**Work to complete**
Provide again, from the entries below, every line from the one containing "Output the component" through the one containing "const bottom = 302;", exactly as written, and no other line.

(Source data)

########################################

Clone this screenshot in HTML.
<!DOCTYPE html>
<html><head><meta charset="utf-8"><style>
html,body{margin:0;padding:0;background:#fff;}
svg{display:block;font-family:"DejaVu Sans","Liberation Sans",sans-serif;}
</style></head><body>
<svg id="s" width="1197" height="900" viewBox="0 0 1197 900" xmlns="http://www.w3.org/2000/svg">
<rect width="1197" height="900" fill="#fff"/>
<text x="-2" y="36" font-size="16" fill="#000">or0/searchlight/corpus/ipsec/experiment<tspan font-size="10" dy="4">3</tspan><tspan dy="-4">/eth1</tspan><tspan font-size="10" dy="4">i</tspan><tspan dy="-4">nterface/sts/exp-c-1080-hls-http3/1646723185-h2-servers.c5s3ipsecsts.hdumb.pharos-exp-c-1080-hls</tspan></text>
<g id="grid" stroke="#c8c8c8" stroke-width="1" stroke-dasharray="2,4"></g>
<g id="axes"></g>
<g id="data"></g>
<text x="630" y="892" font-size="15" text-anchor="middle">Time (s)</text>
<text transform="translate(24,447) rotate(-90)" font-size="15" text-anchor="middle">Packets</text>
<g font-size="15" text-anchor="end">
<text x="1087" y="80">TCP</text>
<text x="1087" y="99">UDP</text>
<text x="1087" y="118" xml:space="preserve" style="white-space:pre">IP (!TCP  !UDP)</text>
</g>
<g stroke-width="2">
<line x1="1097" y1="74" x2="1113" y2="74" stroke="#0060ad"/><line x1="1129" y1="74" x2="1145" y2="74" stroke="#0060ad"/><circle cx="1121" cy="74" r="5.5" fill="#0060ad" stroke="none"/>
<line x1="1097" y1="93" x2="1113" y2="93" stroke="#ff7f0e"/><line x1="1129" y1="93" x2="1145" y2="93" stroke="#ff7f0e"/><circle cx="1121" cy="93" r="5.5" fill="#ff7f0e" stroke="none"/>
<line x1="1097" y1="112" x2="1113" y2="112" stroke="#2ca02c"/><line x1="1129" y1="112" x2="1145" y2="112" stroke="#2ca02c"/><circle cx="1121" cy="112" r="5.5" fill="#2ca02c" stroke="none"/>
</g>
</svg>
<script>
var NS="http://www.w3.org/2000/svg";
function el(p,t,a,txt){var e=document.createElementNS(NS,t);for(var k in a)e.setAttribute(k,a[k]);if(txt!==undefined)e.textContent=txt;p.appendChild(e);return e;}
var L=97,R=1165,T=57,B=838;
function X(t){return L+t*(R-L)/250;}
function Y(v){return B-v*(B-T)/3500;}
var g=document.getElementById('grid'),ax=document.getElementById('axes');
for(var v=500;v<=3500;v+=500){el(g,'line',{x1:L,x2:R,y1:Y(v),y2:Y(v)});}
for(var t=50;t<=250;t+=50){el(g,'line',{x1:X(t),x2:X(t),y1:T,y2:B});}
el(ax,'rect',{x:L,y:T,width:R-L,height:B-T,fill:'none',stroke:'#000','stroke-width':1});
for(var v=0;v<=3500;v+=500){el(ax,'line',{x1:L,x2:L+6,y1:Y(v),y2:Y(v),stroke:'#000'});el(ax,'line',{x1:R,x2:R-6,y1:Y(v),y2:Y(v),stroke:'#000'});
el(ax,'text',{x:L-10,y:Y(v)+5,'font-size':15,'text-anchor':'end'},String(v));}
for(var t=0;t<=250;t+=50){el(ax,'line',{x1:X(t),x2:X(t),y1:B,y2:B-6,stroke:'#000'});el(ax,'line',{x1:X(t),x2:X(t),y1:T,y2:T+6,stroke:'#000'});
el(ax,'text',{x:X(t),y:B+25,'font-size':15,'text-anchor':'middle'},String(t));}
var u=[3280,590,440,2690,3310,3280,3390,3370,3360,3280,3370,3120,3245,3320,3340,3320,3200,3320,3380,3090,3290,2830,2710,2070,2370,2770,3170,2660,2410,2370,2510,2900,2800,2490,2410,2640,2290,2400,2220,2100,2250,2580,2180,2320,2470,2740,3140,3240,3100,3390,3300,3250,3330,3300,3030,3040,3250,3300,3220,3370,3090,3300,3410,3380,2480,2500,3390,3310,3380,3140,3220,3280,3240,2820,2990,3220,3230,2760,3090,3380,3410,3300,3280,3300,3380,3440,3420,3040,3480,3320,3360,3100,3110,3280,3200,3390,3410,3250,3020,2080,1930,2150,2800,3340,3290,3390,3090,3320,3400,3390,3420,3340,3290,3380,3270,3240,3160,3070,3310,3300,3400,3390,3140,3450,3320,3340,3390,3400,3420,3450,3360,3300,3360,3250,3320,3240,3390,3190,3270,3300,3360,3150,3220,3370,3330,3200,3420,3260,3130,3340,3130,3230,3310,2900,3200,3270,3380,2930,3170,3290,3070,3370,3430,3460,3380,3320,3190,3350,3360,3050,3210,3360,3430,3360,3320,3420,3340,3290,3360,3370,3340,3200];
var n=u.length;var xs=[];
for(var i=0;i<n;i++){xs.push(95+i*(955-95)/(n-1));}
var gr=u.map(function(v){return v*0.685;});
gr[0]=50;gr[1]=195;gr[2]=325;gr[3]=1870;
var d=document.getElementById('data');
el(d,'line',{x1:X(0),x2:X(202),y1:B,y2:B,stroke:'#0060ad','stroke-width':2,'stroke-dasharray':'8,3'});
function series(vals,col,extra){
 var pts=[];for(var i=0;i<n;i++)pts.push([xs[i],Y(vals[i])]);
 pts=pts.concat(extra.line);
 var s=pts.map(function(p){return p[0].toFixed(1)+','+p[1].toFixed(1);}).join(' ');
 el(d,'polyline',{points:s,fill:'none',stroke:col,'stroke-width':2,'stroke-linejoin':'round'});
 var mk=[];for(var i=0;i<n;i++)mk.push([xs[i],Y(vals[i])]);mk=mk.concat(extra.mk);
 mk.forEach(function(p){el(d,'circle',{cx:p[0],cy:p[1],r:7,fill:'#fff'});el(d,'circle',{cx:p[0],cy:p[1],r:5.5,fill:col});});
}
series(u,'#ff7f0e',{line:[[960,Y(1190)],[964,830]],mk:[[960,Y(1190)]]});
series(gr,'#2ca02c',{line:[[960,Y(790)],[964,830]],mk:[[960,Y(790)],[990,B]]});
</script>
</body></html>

########################################

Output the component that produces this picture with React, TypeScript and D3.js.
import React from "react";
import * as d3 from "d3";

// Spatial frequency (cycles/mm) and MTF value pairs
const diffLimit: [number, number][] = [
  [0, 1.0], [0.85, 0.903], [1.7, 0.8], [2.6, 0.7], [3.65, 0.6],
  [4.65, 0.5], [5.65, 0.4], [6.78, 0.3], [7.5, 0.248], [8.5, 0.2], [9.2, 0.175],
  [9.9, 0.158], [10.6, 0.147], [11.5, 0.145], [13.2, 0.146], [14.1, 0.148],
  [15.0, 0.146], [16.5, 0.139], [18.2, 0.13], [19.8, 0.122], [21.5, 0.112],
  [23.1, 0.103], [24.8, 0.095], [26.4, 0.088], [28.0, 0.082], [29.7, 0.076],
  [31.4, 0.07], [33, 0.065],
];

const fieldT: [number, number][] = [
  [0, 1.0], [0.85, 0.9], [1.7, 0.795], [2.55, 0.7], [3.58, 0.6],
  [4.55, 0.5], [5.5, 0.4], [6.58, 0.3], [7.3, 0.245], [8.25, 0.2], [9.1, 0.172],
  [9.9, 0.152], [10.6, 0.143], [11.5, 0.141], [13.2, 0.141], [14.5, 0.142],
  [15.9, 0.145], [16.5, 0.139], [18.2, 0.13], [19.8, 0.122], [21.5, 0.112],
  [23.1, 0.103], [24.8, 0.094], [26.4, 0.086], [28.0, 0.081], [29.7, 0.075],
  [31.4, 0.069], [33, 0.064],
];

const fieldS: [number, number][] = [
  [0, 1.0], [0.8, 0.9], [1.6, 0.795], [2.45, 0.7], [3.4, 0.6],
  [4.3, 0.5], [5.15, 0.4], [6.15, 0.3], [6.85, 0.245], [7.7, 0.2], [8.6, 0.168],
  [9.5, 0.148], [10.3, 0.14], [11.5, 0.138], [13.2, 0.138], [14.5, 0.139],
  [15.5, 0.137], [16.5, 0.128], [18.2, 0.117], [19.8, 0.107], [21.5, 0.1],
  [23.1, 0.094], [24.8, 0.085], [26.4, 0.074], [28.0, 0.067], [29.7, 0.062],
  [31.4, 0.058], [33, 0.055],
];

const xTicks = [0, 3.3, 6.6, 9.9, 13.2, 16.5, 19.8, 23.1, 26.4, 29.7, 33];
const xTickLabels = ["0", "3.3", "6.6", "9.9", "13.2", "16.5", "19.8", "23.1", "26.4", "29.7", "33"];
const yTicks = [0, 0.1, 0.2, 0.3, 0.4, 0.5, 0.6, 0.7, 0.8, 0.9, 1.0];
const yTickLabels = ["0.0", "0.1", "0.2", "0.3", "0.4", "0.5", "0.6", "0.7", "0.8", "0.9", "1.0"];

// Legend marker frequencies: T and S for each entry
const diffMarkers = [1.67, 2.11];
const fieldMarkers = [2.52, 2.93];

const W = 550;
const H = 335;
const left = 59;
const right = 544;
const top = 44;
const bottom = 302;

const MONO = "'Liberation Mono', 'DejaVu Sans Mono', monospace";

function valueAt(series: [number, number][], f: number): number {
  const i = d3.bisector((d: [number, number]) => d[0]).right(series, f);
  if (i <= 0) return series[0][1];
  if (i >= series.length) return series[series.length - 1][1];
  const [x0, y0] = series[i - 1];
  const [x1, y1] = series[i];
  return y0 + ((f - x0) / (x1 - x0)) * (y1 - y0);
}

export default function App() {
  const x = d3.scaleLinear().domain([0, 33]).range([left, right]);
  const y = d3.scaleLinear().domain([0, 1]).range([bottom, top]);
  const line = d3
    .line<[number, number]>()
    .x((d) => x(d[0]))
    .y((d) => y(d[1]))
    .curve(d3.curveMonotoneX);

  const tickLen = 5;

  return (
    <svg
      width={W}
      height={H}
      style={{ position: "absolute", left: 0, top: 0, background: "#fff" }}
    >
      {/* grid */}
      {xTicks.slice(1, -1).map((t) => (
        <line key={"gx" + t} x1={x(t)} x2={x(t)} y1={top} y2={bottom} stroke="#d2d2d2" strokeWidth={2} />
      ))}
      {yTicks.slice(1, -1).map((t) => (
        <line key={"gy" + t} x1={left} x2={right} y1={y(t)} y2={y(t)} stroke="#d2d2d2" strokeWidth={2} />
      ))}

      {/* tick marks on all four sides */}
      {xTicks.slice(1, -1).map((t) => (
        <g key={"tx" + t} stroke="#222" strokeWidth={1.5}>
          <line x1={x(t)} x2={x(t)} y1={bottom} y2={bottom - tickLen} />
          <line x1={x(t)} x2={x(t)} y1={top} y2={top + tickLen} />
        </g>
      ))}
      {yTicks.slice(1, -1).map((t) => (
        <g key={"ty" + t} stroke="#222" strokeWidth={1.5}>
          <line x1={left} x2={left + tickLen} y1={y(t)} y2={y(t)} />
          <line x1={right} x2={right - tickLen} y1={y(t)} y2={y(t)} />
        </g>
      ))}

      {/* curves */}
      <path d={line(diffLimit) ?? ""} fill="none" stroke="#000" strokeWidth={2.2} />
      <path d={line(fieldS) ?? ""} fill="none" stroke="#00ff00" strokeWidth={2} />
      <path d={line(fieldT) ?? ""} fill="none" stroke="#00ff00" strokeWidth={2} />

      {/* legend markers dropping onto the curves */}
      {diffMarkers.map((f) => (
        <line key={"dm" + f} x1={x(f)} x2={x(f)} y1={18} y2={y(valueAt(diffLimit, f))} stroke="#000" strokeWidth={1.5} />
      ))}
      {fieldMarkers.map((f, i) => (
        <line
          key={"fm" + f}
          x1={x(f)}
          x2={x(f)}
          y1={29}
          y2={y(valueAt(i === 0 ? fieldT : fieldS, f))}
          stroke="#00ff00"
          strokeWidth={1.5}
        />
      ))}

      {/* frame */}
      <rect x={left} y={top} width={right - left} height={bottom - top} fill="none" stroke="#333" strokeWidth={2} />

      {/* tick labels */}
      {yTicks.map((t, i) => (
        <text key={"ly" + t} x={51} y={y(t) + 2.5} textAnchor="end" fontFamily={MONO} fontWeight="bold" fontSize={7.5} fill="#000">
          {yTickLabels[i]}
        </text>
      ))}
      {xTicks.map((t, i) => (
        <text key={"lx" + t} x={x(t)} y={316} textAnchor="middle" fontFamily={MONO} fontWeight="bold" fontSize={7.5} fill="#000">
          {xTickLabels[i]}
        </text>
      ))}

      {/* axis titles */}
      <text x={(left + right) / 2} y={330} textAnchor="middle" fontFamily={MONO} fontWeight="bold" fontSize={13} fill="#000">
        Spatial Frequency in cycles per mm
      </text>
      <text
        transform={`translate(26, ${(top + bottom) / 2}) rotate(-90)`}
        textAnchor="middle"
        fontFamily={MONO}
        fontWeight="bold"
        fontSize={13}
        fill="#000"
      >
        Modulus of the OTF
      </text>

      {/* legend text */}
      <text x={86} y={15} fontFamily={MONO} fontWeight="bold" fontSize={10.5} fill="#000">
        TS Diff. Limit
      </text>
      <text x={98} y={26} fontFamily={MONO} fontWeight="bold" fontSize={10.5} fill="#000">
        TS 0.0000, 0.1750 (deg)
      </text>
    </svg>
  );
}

########################################

**Task output**
Output the component that produces this picture with React, TypeScript and D3.js.
import React from "react";
import * as d3 from "d3";

// Spatial frequency (cycles/mm) and MTF value pairs
const diffLimit: [number, number][] = [
  [0, 1.0], [0.85, 0.903], [1.7, 0.8], [2.6, 0.7], [3.65, 0.6],
  [4.65, 0.5], [5.65, 0.4], [6.78, 0.3], [7.5, 0.248], [8.5, 0.2], [9.2, 0.175],
  [9.9, 0.158], [10.6, 0.147], [11.5, 0.145], [13.2, 0.146], [14.1, 0.148],
  [15.0, 0.146], [16.5, 0.139], [18.2, 0.13], [19.8, 0.122], [21.5, 0.112],
  [23.1, 0.103], [24.8, 0.095], [26.4, 0.088], [28.0, 0.082], [29.7, 0.076],
  [31.4, 0.07], [33, 0.065],
];

const fieldT: [number, number][] = [
  [0, 1.0], [0.85, 0.9], [1.7, 0.795], [2.55, 0.7], [3.58, 0.6],
  [4.55, 0.5], [5.5, 0.4], [6.58, 0.3], [7.3, 0.245], [8.25, 0.2], [9.1, 0.172],
  [9.9, 0.152], [10.6, 0.143], [11.5, 0.141], [13.2, 0.141], [14.5, 0.142],
  [15.9, 0.145], [16.5, 0.139], [18.2, 0.13], [19.8, 0.122], [21.5, 0.112],
  [23.1, 0.103], [24.8, 0.094], [26.4, 0.086], [28.0, 0.081], [29.7, 0.075],
  [31.4, 0.069], [33, 0.064],
];

const fieldS: [number, number][] = [
  [0, 1.0], [0.8, 0.9], [1.6, 0.795], [2.45, 0.7], [3.4, 0.6],
  [4.3, 0.5], [5.15, 0.4], [6.15, 0.3], [6.85, 0.245], [7.7, 0.2], [8.6, 0.168],
  [9.5, 0.148], [10.3, 0.14], [11.5, 0.138], [13.2, 0.138], [14.5, 0.139],
  [15.5, 0.137], [16.5, 0.128], [18.2, 0.117], [19.8, 0.107], [21.5, 0.1],
  [23.1, 0.094], [24.8, 0.085], [26.4, 0.074], [28.0, 0.067], [29.7, 0.062],
  [31.4, 0.058], [33, 0.055],
];

const xTicks = [0, 3.3, 6.6, 9.9, 13.2, 16.5, 19.8, 23.1, 26.4, 29.7, 33];
const xTickLabels = ["0", "3.3", "6.6", "9.9", "13.2", "16.5", "19.8", "23.1", "26.4", "29.7", "33"];
const yTicks = [0, 0.1, 0.2, 0.3, 0.4, 0.5, 0.6, 0.7, 0.8, 0.9, 1.0];
const yTickLabels = ["0.0", "0.1", "0.2", "0.3", "0.4", "0.5", "0.6", "0.7", "0.8", "0.9", "1.0"];

// Legend marker frequencies: T and S for each entry
const diffMarkers = [1.67, 2.11];
const fieldMarkers = [2.52, 2.93];

const W = 550;
const H = 335;
const left = 59;
const right = 544;
const top = 44;
const bottom = 302;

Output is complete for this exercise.